Mengapa semua ini bisa terjadi?

Saya teringat kata Kuntowijoyo yang mengatakan bahwa semua yang terjadi karena gejala sosial, dan itu alami. Kita seharusnya bukan hanya sibuk bertanya kenapa ini terjadi, tapi kita juga harus bisa memberikan solusi.

Kadang-kadang, kalau ada masalah, kita yang seharusnya dari teks pindah ke konteks, ini sebaliknya, dari konteks ke teks. 

Contohnya isu soal krisis karakter dan literasi. Akhir-akhir ini selalu menghiasi kabar berita, tak ayal, bahkan isu ini menjadi perbincangan yang hangat di beberapa lembaga pendidikan. Termasuk organisasi.

Mereka dengan lantang bak intelektual, mengatakan bahwa ini problem yang sangat seksi sekali! Jika dibiarkan akan merusak NKRI. Analisisnya kuat dan akurat, tapi sayang aksinya hanya sampai permukaan. 

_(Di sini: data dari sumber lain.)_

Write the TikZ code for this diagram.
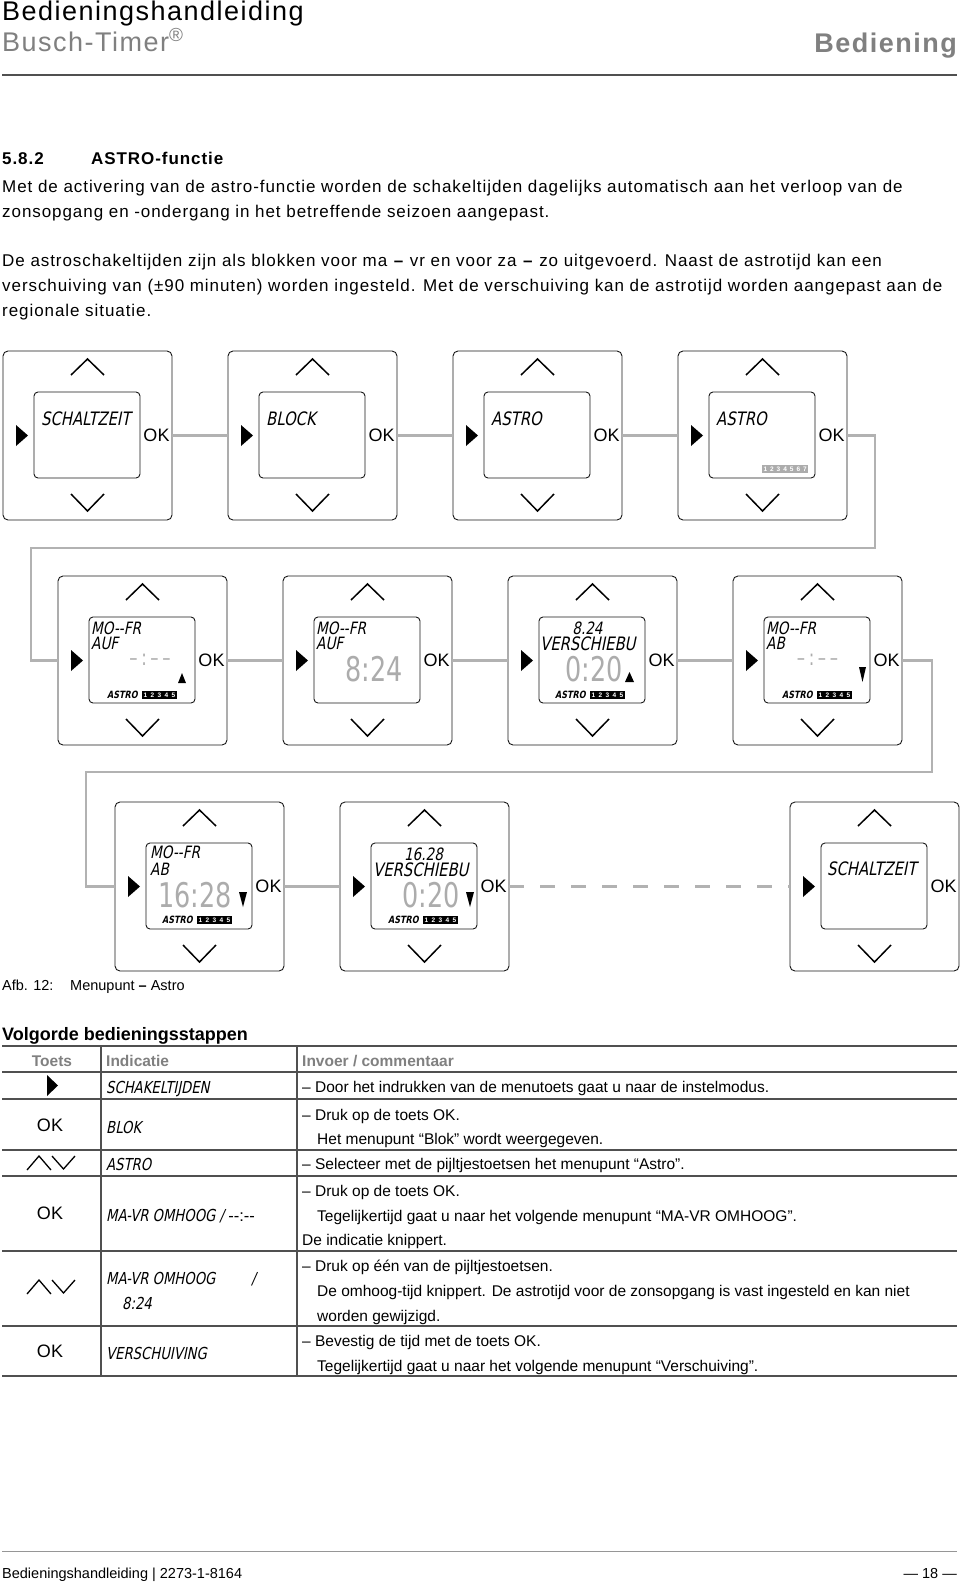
\documentclass[tikz,border=0pt]{standalone}
\usepackage{fontspec}
\setmainfont{Liberation Sans}
\newfontfamily\spacedfont[LetterSpace=5.5]{Liberation Sans}
\newfontfamily\lcdfont[FakeSlant=0.2,FakeStretch=0.8]{DejaVu Sans}
\newfontfamily\segfont[FakeStretch=0.75]{DejaVu Sans}
\definecolor{timercolor0000}{RGB}{178,178,178}
\definecolor{timercolor0001}{RGB}{24,24,24}
\definecolor{timercolor0002}{RGB}{80,80,80}
\definecolor{timercolor0003}{RGB}{128,128,128}
\definecolor{timercolor0004}{RGB}{172,172,172}
\definecolor{timercolor0005}{RGB}{150,150,150}

\begin{document}
\begin{tikzpicture}[yscale=-1,x=1pt,y=1pt
,devbox/.style={draw=timercolor0001,line width=0.9pt,rounded corners=5pt,minimum width=169pt,minimum height=169pt,inner sep=0pt}
,lcdscreen/.style={draw=timercolor0001,line width=0.9pt,rounded corners=4pt,minimum width=106pt,minimum height=86pt,inner sep=0pt}
,chev/.style={color=black,line width=1.5pt}
,link/.style={color=timercolor0000,line width=2.5pt}
,oklabel/.style={inner sep=0pt,font=\fontsize{18}{18}\selectfont}
,lcdsmall/.style={inner sep=0pt,anchor=west,font=\lcdfont\fontsize{17}{17}\selectfont}
,lcdbig/.style={inner sep=0pt,anchor=west,font=\lcdfont\fontsize{18.5}{19}\selectfont}
,segtext/.style={inner sep=0pt,color=timercolor0004,font=\segfont\fontsize{34}{34}\selectfont}
,segdash/.style={inner sep=0pt,color=timercolor0004,font=\segfont\fontsize{22}{22}\selectfont}
,astrolabel/.style={inner sep=0pt,anchor=west,font=\lcdfont\bfseries\fontsize{10}{10}\selectfont}
,cell/.style={inner sep=0pt,minimum width=7pt,minimum height=8pt,fill=black,text=white,font=\bfseries\fontsize{6.5}{6.5}\selectfont}
,headtext/.style={inner sep=0pt,anchor=base west,font=\spacedfont\fontsize{27}{29}\selectfont}
,bodytext/.style={inner sep=0pt,anchor=base west,font=\spacedfont\fontsize{17}{20}\selectfont}
,bodybold/.style={inner sep=0pt,anchor=base west,font=\spacedfont\bfseries\fontsize{17}{20}\selectfont}
,tabtext/.style={inner sep=0pt,anchor=base west,font=\fontsize{15.5}{18}\selectfont}
,tablcd/.style={inner sep=0pt,anchor=base west,font=\lcdfont\fontsize{16.5}{18}\selectfont}
,tabhead/.style={inner sep=0pt,anchor=base west,color=timercolor0003,font=\bfseries\fontsize{15.5}{18}\selectfont}
,smalltext/.style={inner sep=0pt,anchor=base west,font=\fontsize{14.5}{17}\selectfont}
,pstyle2/.style={color=timercolor0002,line width=1.3pt}
]
\fill[white] (0,0) rectangle (960,1585);
\useasboundingbox (0,0) rectangle (960,1585);
% page head
\node[headtext] (doctitle) at (2,20.5) {Bedieningshandleiding};
\node[headtext,color=timercolor0003] (product) at (2,51) {Busch-Timer\textsuperscript{®}};
\node[headtext,anchor=base east,color=timercolor0003,font=\spacedfont\bfseries\fontsize{27}{29}\selectfont] (chapter) at (957,52) {Bediening};
\draw[pstyle2] (2,75) -- (957,75);
% section text
\node[bodybold] (secnum) at (2,164.5) {5.8.2};
\node[bodybold] (sectitle) at (91,164.5) {ASTRO-functie};
\node[bodytext] (para1) at (2,192.5) {Met de activering van de astro-functie worden de schakeltijden dagelijks automatisch aan het verloop van de};
\node[bodytext] (para2) at (2,217.5) {zonsopgang en -ondergang in het betreffende seizoen aangepast.};
\node[bodytext] (para3) at (2,266.5) {De astroschakeltijden zijn als blokken voor ma \textbf{–} vr en voor za \textbf{–} zo uitgevoerd. Naast de astrotijd kan een};
\node[bodytext] (para4) at (2,291.5) {verschuiving van (±90 minuten) worden ingesteld. Met de verschuiving kan de astrotijd worden aangepast aan de};
\node[bodytext] (para5) at (2,316.5) {regionale situatie.};
% devices
\foreach \n/\x/\y in {1/3/351,2/228/351,3/453/351,4/678/351,5/58/576,6/283/576,7/508/576,8/733/576,9/115/802,10/340/802,11/790/802}{
\begin{scope}[shift={(\x,\y)}]
\node[devbox] (dev\n) at (84.5,84.5) {};
\node[lcdscreen] (scr\n) at (84,84) {};
\draw[chev] (68,24) -- (84.5,8) -- (101,24);
\draw[chev] (68,143) -- (84.5,160) -- (101,143);
\fill (13,74) -- (25,84.5) -- (13,95) -- cycle;
\node[oklabel] (ok\n) at (153.5,84.5) {OK};
\end{scope}
}
% screen contents
\node[lcdbig] (lcd1) at (41,419) {SCHALTZEIT};
\node[lcdbig] (lcd2) at (266,419) {BLOCK};
\node[lcdbig] (lcd3) at (491,419) {ASTRO};
\node[lcdbig] (lcd4) at (716,419) {ASTRO};
\foreach \k in {1,...,7}
  \node[cell,minimum width=6.6pt,fill=timercolor0004] (week\k) at ({758.7+6.6*\k},469) {\k};
\node[lcdsmall] (lcd5a) at (91,628.5) {MO-{}-FR};
\node[lcdsmall] (lcd5b) at (91,643.5) {AUF};
\node[segdash] (seg5) at (150,660) {–\,:\,–\,–};
\fill (178,683) -- (182,673) -- (186,683) -- cycle;
\node[lcdsmall] (lcd6a) at (316,628.5) {MO-{}-FR};
\node[lcdsmall] (lcd6b) at (316,643.5) {AUF};
\node[segtext,anchor=east] (seg6) at (403,669.5) {8:24};
\node[lcdsmall,anchor=center] (lcd7a) at (587.5,628.5) {8.24};
\node[lcdbig] (lcd7b) at (540,644) {VERSCHIEBU};
\node[segtext,anchor=east] (seg7) at (623,669.5) {0:20};
\fill (625,682) -- (629.5,672) -- (634,682) -- cycle;
\node[lcdsmall] (lcd8a) at (766,628.5) {MO-{}-FR};
\node[lcdsmall] (lcd8b) at (766,643.5) {AB};
\node[segdash] (seg8) at (817.5,660) {–\,:\,–\,–};
\fill (859,667) -- (866,667) -- (862.5,682) -- cycle;
\node[lcdsmall] (lcd9a) at (150,852.5) {MO-{}-FR};
\node[lcdsmall] (lcd9b) at (150,869) {AB};
\node[segtext,anchor=east] (seg9) at (232,895) {16:28};
\fill (239,892) -- (247,892) -- (243,907) -- cycle;
\node[lcdsmall,anchor=center] (lcd10a) at (423.5,854) {16.28};
\node[lcdbig] (lcd10b) at (373,870) {VERSCHIEBU};
\node[segtext,anchor=east] (seg10) at (460,895) {0:20};
\fill (466,892) -- (474,892) -- (470,907) -- cycle;
\node[lcdbig] (lcd11) at (827,869) {SCHALTZEIT};
\foreach \ax/\ay [count=\r] in {107/695,555/695,782/695,162/920,388/920}{
  \node[astrolabel] (astro\r) at (\ax,\ay) {ASTRO};
  \foreach \k in {1,...,5}
    \node[cell] (day\r\k) at ({\ax+31.5+7*\k},\ay) {\k};
}
% connectors
\draw[link] (dev1.east) -- (dev2.west);
\draw[link] (dev2.east) -- (dev3.west);
\draw[link] (dev3.east) -- (dev4.west);
\coordinate (turn1) at (875,548);
\coordinate (turn2) at (31,548);
\draw[link] (dev4.east) -| (turn1) -- (turn2) |- (dev5.west);
\draw[link] (dev5.east) -- (dev6.west);
\draw[link] (dev6.east) -- (dev7.west);
\draw[link] (dev7.east) -- (dev8.west);
\coordinate (turn3) at (932,772);
\coordinate (turn4) at (86,772);
\draw[link] (dev8.east) -| (turn3) -- (turn4) |- (dev9.west);
\draw[link] (dev9.east) -- (dev10.west);
\draw[link,dash pattern=on 15pt off 16pt] (dev10.east) -- (dev11.west);
% caption
\node[smalltext] (figno) at (2,990) {Afb. 12:};
\node[smalltext] (figtitle) at (70,990) {Menupunt \textbf{–} Astro};
% table
\node[inner sep=0pt,anchor=base west,font=\bfseries\fontsize{18}{20}\selectfont] (tabtitle) at (2,1040) {Volgorde bedieningsstappen};
\foreach \ry in {1046,1072,1099,1150,1176,1251,1326,1376}
  \draw[pstyle2] (2,\ry) -- (957,\ry);
\draw[pstyle2] (101,1046) -- (101,1376);
\draw[pstyle2] (297,1046) -- (297,1376);
\node[tabhead,anchor=base] (hkey) at (52,1066) {Toets};
\node[tabhead] (hshow) at (106,1066) {Indicatie};
\node[tabhead] (hnote) at (302,1066) {Invoer / commentaar};
% row 1
\fill (47,1075) -- (58,1085.5) -- (47,1096) -- cycle;
\node[tablcd] (show1) at (106,1093) {SCHAKELTIJDEN};
\node[tabtext] (note1) at (302,1092.5) {– Door het indrukken van de menutoets gaat u naar de instelmodus.};
% row 2
\node[oklabel] (key2) at (50,1125) {OK};
\node[tablcd] (show2) at (106,1133) {BLOK};
\node[tabtext] (note2a) at (302,1120.5) {– Druk op de toets OK.};
\node[tabtext] (note2b) at (317,1144.5) {Het menupunt “Blok” wordt weergegeven.};
% row 3
\draw[line width=1.3pt] (27,1170) -- (39,1156) -- (51,1170);
\draw[line width=1.3pt] (52,1156) -- (63.5,1169) -- (75,1156);
\node[tablcd] (show3) at (106,1170) {ASTRO};
\node[tabtext] (note3) at (302,1169.5) {– Selecteer met de pijltjestoetsen het menupunt “Astro”.};
% row 4
\node[oklabel] (key4) at (50,1213) {OK};
\node[tablcd] (show4) at (106,1221) {MA-VR OMHOOG / {\normalfont -{}-:-{}-}};
\node[tabtext] (note4a) at (302,1196.5) {– Druk op de toets OK.};
\node[tabtext] (note4b) at (317,1221.5) {Tegelijkertijd gaat u naar het volgende menupunt “MA-VR OMHOOG”.};
\node[tabtext] (note4c) at (302,1245.5) {De indicatie knippert.};
% row 5
\draw[line width=1.3pt] (27,1294) -- (39,1280) -- (51,1294);
\draw[line width=1.3pt] (52,1280) -- (63.5,1293) -- (75,1280);
\node[tablcd] (show5a) at (106,1284) {MA-VR OMHOOG\hspace{36pt}/};
\node[tablcd] (show5b) at (122,1309) {8:24};
\node[tabtext] (note5a) at (302,1271.5) {– Druk op één van de pijltjestoetsen.};
\node[tabtext] (note5b) at (317,1296.5) {De omhoog-tijd knippert. De astrotijd voor de zonsopgang is vast ingesteld en kan niet};
\node[tabtext] (note5c) at (317,1321.5) {worden gewijzigd.};
% row 6
\node[oklabel] (key6) at (50,1351) {OK};
\node[tablcd] (show6) at (106,1359) {VERSCHUIVING};
\node[tabtext] (note6a) at (302,1346.5) {– Bevestig de tijd met de toets OK.};
\node[tabtext] (note6b) at (317,1371.5) {Tegelijkertijd gaat u naar het volgende menupunt “Verschuiving”.};
% page foot
\draw[color=timercolor0005,line width=1pt] (2,1551) -- (957,1551);
\node[smalltext] (footleft) at (2,1578) {Bedieningshandleiding | 2273-1-8164};
\node[smalltext,anchor=base east] (footright) at (957,1578) {— 18 —};
\end{tikzpicture}
\end{document}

Dibuatlah seminar-seminar dengan harapan akan bisa menyelesaikan. Bahkan tak berhenti di situ, pelatihan juga di selenggarakan. Tanpa mereka sadari sebelum mereka menyelenggarakan, dulu juga sudah ada yanag menyelenggarakannya tapi masih banyak orang-orang yang tak sadarkan, hasilnya nihil. Lantas mengapa mengulanginya lagi? 

Wahai, bukan kah kita manusia yang diciptakan oleh-Nya dengan sempurna. Tapi kenapa tingkah perangai kita bagaikan seekor keledai.

Itulah contoh kecilnya, selain itu masih banyak. Cuman, tidak bijak rasanya kita menyebarkan permasalahan tanpa memberikan solusi.

Lantas apa solusinya? 

Simpel, berpikirlah. Tuhan sudah beberapa kali mengingatkan kita lewat firman-firman-Nya. Dan, ambillah medan juangmu. Apalagi bagi orang yang merasa aktivis.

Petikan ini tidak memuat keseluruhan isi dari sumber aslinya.